You can find more research resources here.

Arguments For and Against Open Data

There is a growing debate on the pros and cons of Open Data. The arguments made for and against Open Data depend highly on the type of available data and its potential uses.

Arguments for include:

  • public money was used to fund the research, so data (and results) should be made universally available,
  • Open Data allows for a smooth process of communal human activities and is an important enabler of socio-economic development (such as health care, economic productivity, education, etc.),
  • the rate of discovery in scientific research is accelerated by better access to data,
  • opening government data is a starting point to improving education, governments, and other real-world problems.

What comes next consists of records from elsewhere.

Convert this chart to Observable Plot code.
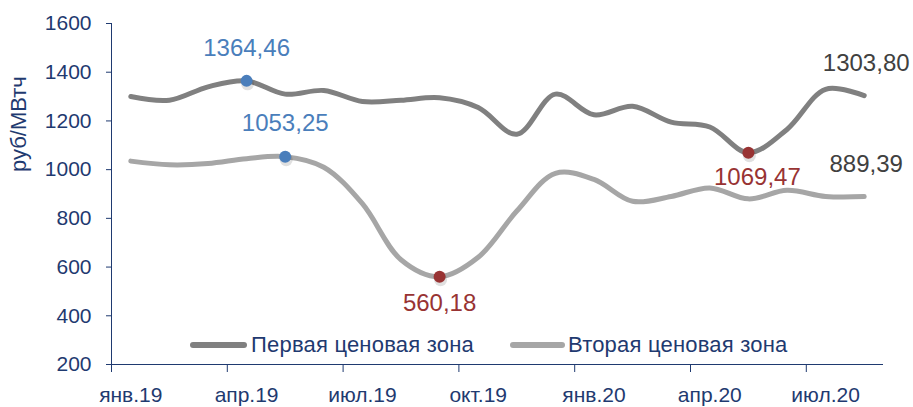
<!DOCTYPE html>
<html><head><meta charset="utf-8">
<script src="https://cdn.jsdelivr.net/npm/d3@7"></script>
<script src="https://cdn.jsdelivr.net/npm/@observablehq/plot@0.6"></script>
<style>
body{margin:0;background:#fff;font-family:"Liberation Sans",Arial,sans-serif;}
#wrap{position:relative;width:913px;height:407px;overflow:hidden;}
.sw{position:absolute;height:6px;border-radius:3px;}
.lt{position:absolute;font-size:22px;color:#1f3a70;letter-spacing:0.2px;line-height:22px;white-space:nowrap;}
</style></head><body><div id="wrap"></div>
<script>
const months = ["янв.19","фев.19","мар.19","апр.19","май.19","июн.19","июл.19","авг.19","сен.19","окт.19","ноя.19","дек.19","янв.20","фев.20","мар.20","апр.20","май.20","июн.20","июл.20","авг.20"];
const zone1 = [1300,1285,1340,1364.46,1310,1325,1280,1285,1295,1255,1145,1310,1225,1260,1195,1175,1069.47,1165,1330,1303.80];
const zone2 = [1035,1020,1025,1045,1053.25,1010,860,630,560.18,640,830,985,960,870,890,925,880,915,890,889.39];
const seriesNames = ["Первая ценовая зона","Вторая ценовая зона"];
const tickMonths = ["янв.19","апр.19","июл.19","окт.19","янв.20","апр.20","июл.20"];
const yTicks = [200,400,600,800,1000,1200,1400,1600];
const yTitle = "руб/МВтч";

const navy = "#1f3a70", c1 = "#808080", c2 = "#a6a6a6", blue = "#4a7ebb", red = "#983333", dark = "#404040";
const fmt = v => v.toFixed(2).replace(".", ",");

const rows = months.map((m, i) => ({i, x: i + 0.5, v1: zone1[i], v2: zone2[i]}));
const argmax = a => a.indexOf(d3.max(a)), argmin = a => a.indexOf(d3.min(a));
const hiMax = [rows[argmax(zone1)]].map(r => ({x: r.x, v: r.v1}))
  .concat([rows[argmax(zone2)]].map(r => ({x: r.x, v: r.v2})));
const lo1 = [{x: rows[argmin(zone1)].x, v: rows[argmin(zone1)].v1}];
const lo2 = [{x: rows[argmin(zone2)].x, v: rows[argmin(zone2)].v2}];
const last = rows.length - 1;
const lastPts = [{x: rows[last].x, v: rows[last].v1}, {x: rows[last].x, v: rows[last].v2}];
const bounds = tickMonths.map(m => months.indexOf(m));

const chart = Plot.plot({
  width: 913, height: 407,
  marginLeft: 111, marginRight: 30, marginTop: 23, marginBottom: 43,
  style: {fontFamily: '"Liberation Sans", Arial, sans-serif', fontSize: "21px", color: navy, background: "#fff"},
  x: {domain: [0, months.length], axis: null},
  y: {domain: [200, 1600], axis: null},
  marks: [
    Plot.axisY({ticks: yTicks, tickSize: 5, tickPadding: 15, tickFormat: d => String(d), label: null, stroke: navy, fontSize: 21}),
    Plot.axisX({ticks: bounds, tickSize: 8, tickFormat: () => "", label: null, stroke: navy}),
    Plot.axisX({ticks: bounds.map(b => b + 0.5), tickSize: 0, tickPadding: 23, tickFormat: d => months[Math.floor(d)], label: null, fontSize: 21, letterSpacing: -0.2}),
    Plot.ruleX([0], {y1: 200, y2: 1600, stroke: navy}),
    Plot.ruleY([200], {x1: 0, x2: months.length, stroke: navy}),
    Plot.text([yTitle], {frameAnchor: "left", rotate: -90, dx: -93, dy: -22, fill: navy, fontSize: 22}),
    Plot.line(rows, {x: "x", y: "v2", stroke: c2, strokeWidth: 5, curve: "catmull-rom", strokeLinecap: "round"}),
    Plot.line(rows, {x: "x", y: "v1", stroke: c1, strokeWidth: 5, curve: "catmull-rom", strokeLinecap: "round"}),
    Plot.dot(hiMax.concat(lo1, lo2), {x: "x", y: "v", r: 6.5, fill: "#000", fillOpacity: 0.12, dx: 1, dy: 3}),
    Plot.dot(hiMax, {x: "x", y: "v", r: 6, fill: blue}),
    Plot.dot(lo1.concat(lo2), {x: "x", y: "v", r: 6, fill: red}),
    Plot.text(hiMax, {x: "x", y: "v", text: d => fmt(d.v), dy: -33, fill: blue, fontSize: 24}),
    Plot.text(lo2, {x: "x", y: "v", text: d => fmt(d.v), dy: 27, fill: red, fontSize: 24}),
    Plot.text(lo1, {x: "x", y: "v", text: d => fmt(d.v), dy: 25, dx: 9, fill: red, fontSize: 24}),
    Plot.text(lastPts, {x: "x", y: "v", text: d => fmt(d.v), dy: -32, dx: 2, fill: dark, fontSize: 24})
  ]
});
const wrap = document.getElementById("wrap");
wrap.appendChild(chart);
const legend = [
  {name: seriesNames[0], color: c1, sx: 190, sw: 57, tx: 251},
  {name: seriesNames[1], color: c2, sx: 510, sw: 55, tx: 568}
];
legend.forEach(l => {
  const s = document.createElement("div"); s.className = "sw";
  s.style.left = l.sx + "px"; s.style.top = "342px"; s.style.width = l.sw + "px"; s.style.background = l.color;
  const t = document.createElement("div"); t.className = "lt";
  t.style.left = l.tx + "px"; t.style.top = "334px"; t.textContent = l.name;
  wrap.appendChild(s); wrap.appendChild(t);
});
</script></body></html>
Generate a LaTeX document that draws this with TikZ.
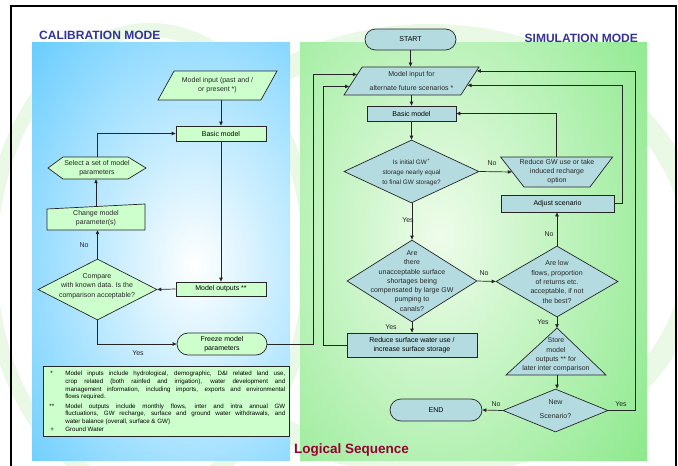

Arguments against include:

  • Open Data may lead to the exploitation of data in developing countries by rich and more well-equipped research institutes without further involvement or benefits to local communities,
  • privacy concerns may require limited access to data for specific users or data subsets,
  • sponsors do not receive full value if their data is misused, requiring quality management, dissemination, and branding efforts that often charge fees to users for best results,
  • there is no control over the aggregation of Open Data.

Summing Up

Open Data comes with its plethora of benefits and its fair share of challenges and limitations. We have discussed the benefits of Open Data, solutions (such as Open Data initiatives and engagement strategies), discrepancies, examples, and arguments for and against it.

Open means much more than being able to have access and read data and information. You know this from our data sharing article. Open means data has:

  • the right context to understand it,
  • the resources to replicate it,
  • the tools to collaborate and make data more useful.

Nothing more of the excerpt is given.